Without altering anything, output the material below.
___ Recorded information
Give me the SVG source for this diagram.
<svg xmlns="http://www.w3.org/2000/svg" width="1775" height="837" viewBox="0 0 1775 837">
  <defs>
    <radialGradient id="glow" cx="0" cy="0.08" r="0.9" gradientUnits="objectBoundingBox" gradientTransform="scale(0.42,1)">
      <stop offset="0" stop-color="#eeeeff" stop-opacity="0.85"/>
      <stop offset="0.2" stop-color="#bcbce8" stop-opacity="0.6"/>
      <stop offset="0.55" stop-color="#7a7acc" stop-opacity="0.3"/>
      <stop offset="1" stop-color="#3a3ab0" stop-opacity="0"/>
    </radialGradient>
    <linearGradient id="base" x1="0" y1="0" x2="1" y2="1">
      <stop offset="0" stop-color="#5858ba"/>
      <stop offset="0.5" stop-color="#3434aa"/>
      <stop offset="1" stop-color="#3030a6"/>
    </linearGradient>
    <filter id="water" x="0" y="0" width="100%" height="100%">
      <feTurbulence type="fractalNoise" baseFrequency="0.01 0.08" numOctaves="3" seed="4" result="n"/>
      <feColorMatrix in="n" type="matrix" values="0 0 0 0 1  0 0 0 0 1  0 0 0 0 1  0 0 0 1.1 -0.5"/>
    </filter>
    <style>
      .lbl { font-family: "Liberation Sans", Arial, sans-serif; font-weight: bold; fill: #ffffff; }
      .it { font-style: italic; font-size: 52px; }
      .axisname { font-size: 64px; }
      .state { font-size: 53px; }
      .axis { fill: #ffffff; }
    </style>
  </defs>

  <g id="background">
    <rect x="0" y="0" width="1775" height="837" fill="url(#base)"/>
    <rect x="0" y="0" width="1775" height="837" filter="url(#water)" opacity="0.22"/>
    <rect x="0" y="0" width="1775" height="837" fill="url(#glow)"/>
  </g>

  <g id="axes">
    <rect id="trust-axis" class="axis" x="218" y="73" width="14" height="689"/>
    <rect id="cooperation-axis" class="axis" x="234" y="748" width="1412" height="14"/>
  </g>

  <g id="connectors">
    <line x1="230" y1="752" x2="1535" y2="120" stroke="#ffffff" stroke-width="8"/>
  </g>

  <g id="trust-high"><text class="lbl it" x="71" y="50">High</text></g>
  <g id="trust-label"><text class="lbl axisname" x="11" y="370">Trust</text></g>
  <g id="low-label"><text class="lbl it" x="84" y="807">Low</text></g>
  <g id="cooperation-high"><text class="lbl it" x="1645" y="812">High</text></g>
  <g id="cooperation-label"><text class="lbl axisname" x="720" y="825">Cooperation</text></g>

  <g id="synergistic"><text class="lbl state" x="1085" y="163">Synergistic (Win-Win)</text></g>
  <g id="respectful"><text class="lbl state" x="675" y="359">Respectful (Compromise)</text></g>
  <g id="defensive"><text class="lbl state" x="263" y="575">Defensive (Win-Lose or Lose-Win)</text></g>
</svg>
______
- _Result of this task_
Give me the SVG source for this diagram.
<svg xmlns="http://www.w3.org/2000/svg" width="1775" height="837" viewBox="0 0 1775 837">
  <defs>
    <radialGradient id="glow" cx="0" cy="0.08" r="0.9" gradientUnits="objectBoundingBox" gradientTransform="scale(0.42,1)">
      <stop offset="0" stop-color="#eeeeff" stop-opacity="0.85"/>
      <stop offset="0.2" stop-color="#bcbce8" stop-opacity="0.6"/>
      <stop offset="0.55" stop-color="#7a7acc" stop-opacity="0.3"/>
      <stop offset="1" stop-color="#3a3ab0" stop-opacity="0"/>
    </radialGradient>
    <linearGradient id="base" x1="0" y1="0" x2="1" y2="1">
      <stop offset="0" stop-color="#5858ba"/>
      <stop offset="0.5" stop-color="#3434aa"/>
      <stop offset="1" stop-color="#3030a6"/>
    </linearGradient>
    <filter id="water" x="0" y="0" width="100%" height="100%">
      <feTurbulence type="fractalNoise" baseFrequency="0.01 0.08" numOctaves="3" seed="4" result="n"/>
      <feColorMatrix in="n" type="matrix" values="0 0 0 0 1  0 0 0 0 1  0 0 0 0 1  0 0 0 1.1 -0.5"/>
    </filter>
    <style>
      .lbl { font-family: "Liberation Sans", Arial, sans-serif; font-weight: bold; fill: #ffffff; }
      .it { font-style: italic; font-size: 52px; }
      .axisname { font-size: 64px; }
      .state { font-size: 53px; }
      .axis { fill: #ffffff; }
    </style>
  </defs>

  <g id="background">
    <rect x="0" y="0" width="1775" height="837" fill="url(#base)"/>
    <rect x="0" y="0" width="1775" height="837" filter="url(#water)" opacity="0.22"/>
    <rect x="0" y="0" width="1775" height="837" fill="url(#glow)"/>
  </g>

  <g id="axes">
    <rect id="trust-axis" class="axis" x="218" y="73" width="14" height="689"/>
    <rect id="cooperation-axis" class="axis" x="234" y="748" width="1412" height="14"/>
  </g>

  <g id="connectors">
    <line x1="230" y1="752" x2="1535" y2="120" stroke="#ffffff" stroke-width="8"/>
  </g>

  <g id="trust-high"><text class="lbl it" x="71" y="50">High</text></g>
  <g id="trust-label"><text class="lbl axisname" x="11" y="370">Trust</text></g>
  <g id="low-label"><text class="lbl it" x="84" y="807">Low</text></g>
  <g id="cooperation-high"><text class="lbl it" x="1645" y="812">High</text></g>
  <g id="cooperation-label"><text class="lbl axisname" x="720" y="825">Cooperation</text></g>

  <g id="synergistic"><text class="lbl state" x="1085" y="163">Synergistic (Win-Win)</text></g>
  <g id="respectful"><text class="lbl state" x="675" y="359">Respectful (Compromise)</text></g>
  <g id="defensive"><text class="lbl state" x="263" y="575">Defensive (Win-Lose or Lose-Win)</text></g>
</svg>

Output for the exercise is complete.